● STORED ROWS:
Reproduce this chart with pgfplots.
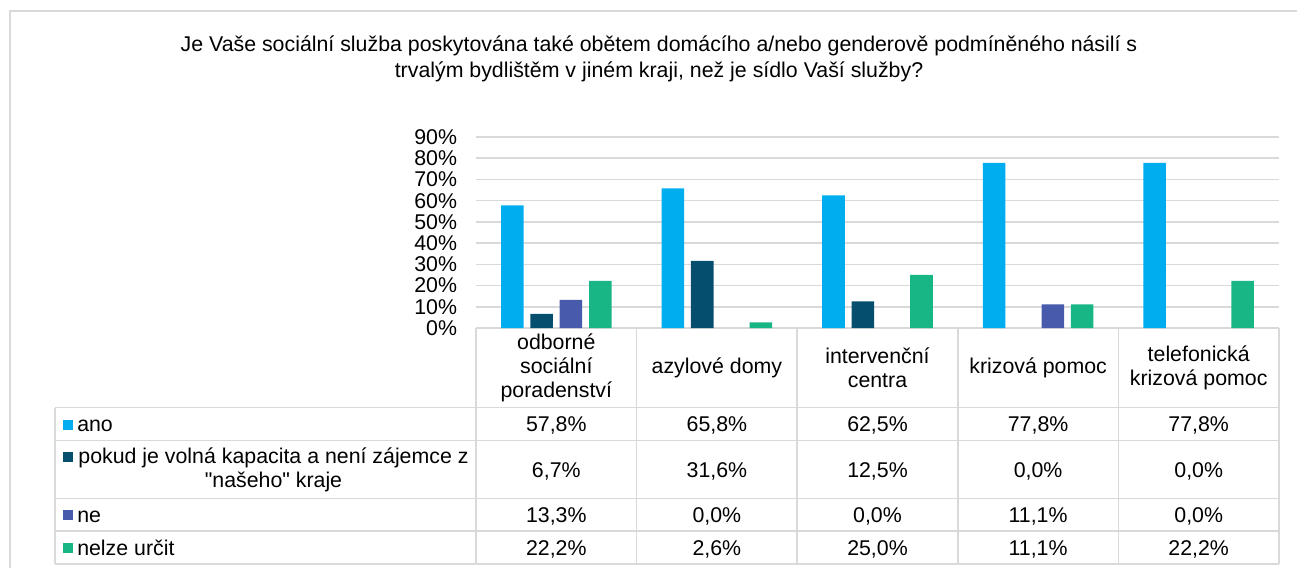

==

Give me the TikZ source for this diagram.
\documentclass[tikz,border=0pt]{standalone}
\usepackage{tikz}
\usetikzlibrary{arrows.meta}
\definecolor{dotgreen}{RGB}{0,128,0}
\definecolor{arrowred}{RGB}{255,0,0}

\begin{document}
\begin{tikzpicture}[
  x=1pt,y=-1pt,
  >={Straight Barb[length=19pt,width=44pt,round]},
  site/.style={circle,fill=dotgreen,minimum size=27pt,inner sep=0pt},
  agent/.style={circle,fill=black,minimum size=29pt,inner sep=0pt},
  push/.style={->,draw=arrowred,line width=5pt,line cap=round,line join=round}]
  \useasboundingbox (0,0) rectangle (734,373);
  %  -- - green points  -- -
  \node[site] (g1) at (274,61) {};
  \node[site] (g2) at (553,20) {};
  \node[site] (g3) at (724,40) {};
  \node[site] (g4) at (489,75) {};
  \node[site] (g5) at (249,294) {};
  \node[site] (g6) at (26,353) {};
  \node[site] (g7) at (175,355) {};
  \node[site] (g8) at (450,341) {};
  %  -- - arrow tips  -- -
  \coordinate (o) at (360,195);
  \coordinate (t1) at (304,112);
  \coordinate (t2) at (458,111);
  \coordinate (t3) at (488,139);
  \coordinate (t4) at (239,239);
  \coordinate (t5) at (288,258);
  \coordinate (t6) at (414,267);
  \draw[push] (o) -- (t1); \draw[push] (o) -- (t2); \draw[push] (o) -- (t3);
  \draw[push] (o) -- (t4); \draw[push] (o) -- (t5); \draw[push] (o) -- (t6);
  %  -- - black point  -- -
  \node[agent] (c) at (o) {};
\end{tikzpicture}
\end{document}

● PROBLEM DESCRIPTION:
Copy each line above that contains the string "this".

● RIGHT ANSWER:
Reproduce this chart with pgfplots.
Give me the TikZ source for this diagram.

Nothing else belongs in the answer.